Should a subscriber be given the option to make partial withdrawals from a pension plan? The EPFO always allowed it. That is how mom and dad funded my education! Which, many argue is the main reason why retirees do not have much of a corpus to speak of!
Now the pension fund regulatory and development authority which manages the NPS has allowed partial withdrawals from a tier 1 account.
Now an NPS subscriber can withdraw up to 25% from his own contributions after subscribing for 10 years. Three withdrawals can be made with a spacing of 5 years for:
Extract from gazette
(a) for Higher education of his or her children including a legally adopted child
(b) for the marriage of his or her children, including a legally adopted child;
(c) for the purchase or construction of a residential house or flat in his or her own name or in a joint name with his or her legally wedded spouse.
(d) for treatment of specified illnesses: if the subscriber, his legally wedded spouse, children, including a legally adopted child or dependent parents suffer from any specified illness, which shall comprise of hospitalization and treatment in respect of the following diseases:
- Kidney Failure (End Stage Renal Failure);
- Primary Pulmonary Arterial Hypertension;
- Multiple Sclerosis;
- Major Organ Transplant;
- Coronary Artery Bypass Graft;
- Aorta Graft Surgery;
- Heart Valve Surgery;
- Myocardial Infarction
- Total blindness;
- Accident of serious/ life threatening nature.
- Any other critical illness of a life-threatening nature as stipulated in the circulars, guidelines or notifications issued by the Authority from time to time.
Think twice before hitting the debit button! Photo credit: gotdebit.com
So should such partial withdrawals be allowed?
Yes, but ….
No product should lock an investors money forever. That is plain wrong. Even the PPF allows decent partial withdrawals. I think the allowed NPS withdrawal limit is quite small!
The biggest enemy for compounding is the investor’s behaviour. Interrupting corpus creation with repeated withdrawals can have a huge impact on its final value and financial independence in retirement.
However, while it is possible to plan ahead and avoid certain withdrawals, like for children’s education or marriage, nothing can be done about emergencies.
As mentioned in point (d) above, if we or our dear ones are seriously ill, withdrawals are inevitable.
It is precisely to combat for such uncertainties, a pension fund should freely allow withdrawals.
However, the pension authority does not need to need to make a song and dance about it as above.
There is no need to limit withdrawals for a particular set of reasons.
If my kid gets into trouble with a loan shark, call me emotional, but I will not hesitate to withdraw from my corpus.
The point is, emergencies and exigencies in life are innumerable.
While it is good to know that part of the NPS corpus will serve as critical illness insurance, the government is sending a bad message by explicitly naming conditions for withdrawals.

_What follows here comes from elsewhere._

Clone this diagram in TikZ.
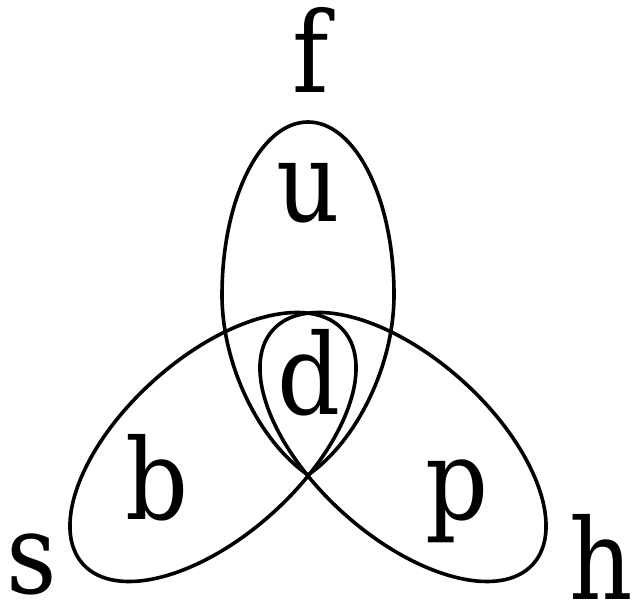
\documentclass[tikz,border=0pt]{standalone}
\usepackage{fontspec}
\setmainfont{DejaVu Serif}[FakeStretch=0.88]
\begin{document}
\begin{tikzpicture}[x=0.5pt,y=0.5pt,
  curve/.style={line width=1.8pt, black},
  lab/.style={inner sep=0pt, anchor=base, font=\fontsize{56}{60}\selectfont}]
\useasboundingbox (0,0) rectangle (636,608);
% key points
\coordinate (O) at (308,133);
\coordinate (L) at (222,313);
\coordinate (T) at (308,486);
\coordinate (R) at (394,313);
\coordinate (CL) at (213,161);
\coordinate (CR) at (403,161);
% top petal (teardrop)
\draw[curve] (O) .. controls (259,167) and (222,243) .. (L)
  .. controls (222,410) and (261,486) .. (T)
  .. controls (355,486) and (394,410) .. (R)
  .. controls (394,243) and (357,167) .. (O);
% left and right ellipses
\draw[curve, rotate around={42:(CL)}] (CL) ellipse [x radius=87.5pt, y radius=44.5pt];
\draw[curve, rotate around={-42:(CR)}] (CR) ellipse [x radius=87.5pt, y radius=44.5pt];
% labels
\node[lab] (f) at (311,515) {f};
\node[lab] (u) at (308,386) {u};
\node[lab] (d) at (309,193) {d};
\node[lab] (b) at (157,88) {b};
\node[lab] (p) at (457,88) {p};
\node[lab] (s) at (32,14) {s};
\node[lab] (h) at (601,8) {h};
\end{tikzpicture}
\end{document}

Instead, it should allow at least 50% withdrawal without conditions but with a statutory warning that
“repeated withdrawals will be injurious to financial health in retirement”. Something like that with an illustration. I have a visual tool for this but forgot its name!
Subscribers, especially young ones, via frequent awareness camps should be urged to independently plan for certain financial expenses in future (children’s education, marriage etc.). That is the right way to combat withdrawals. Not by imposing limitations.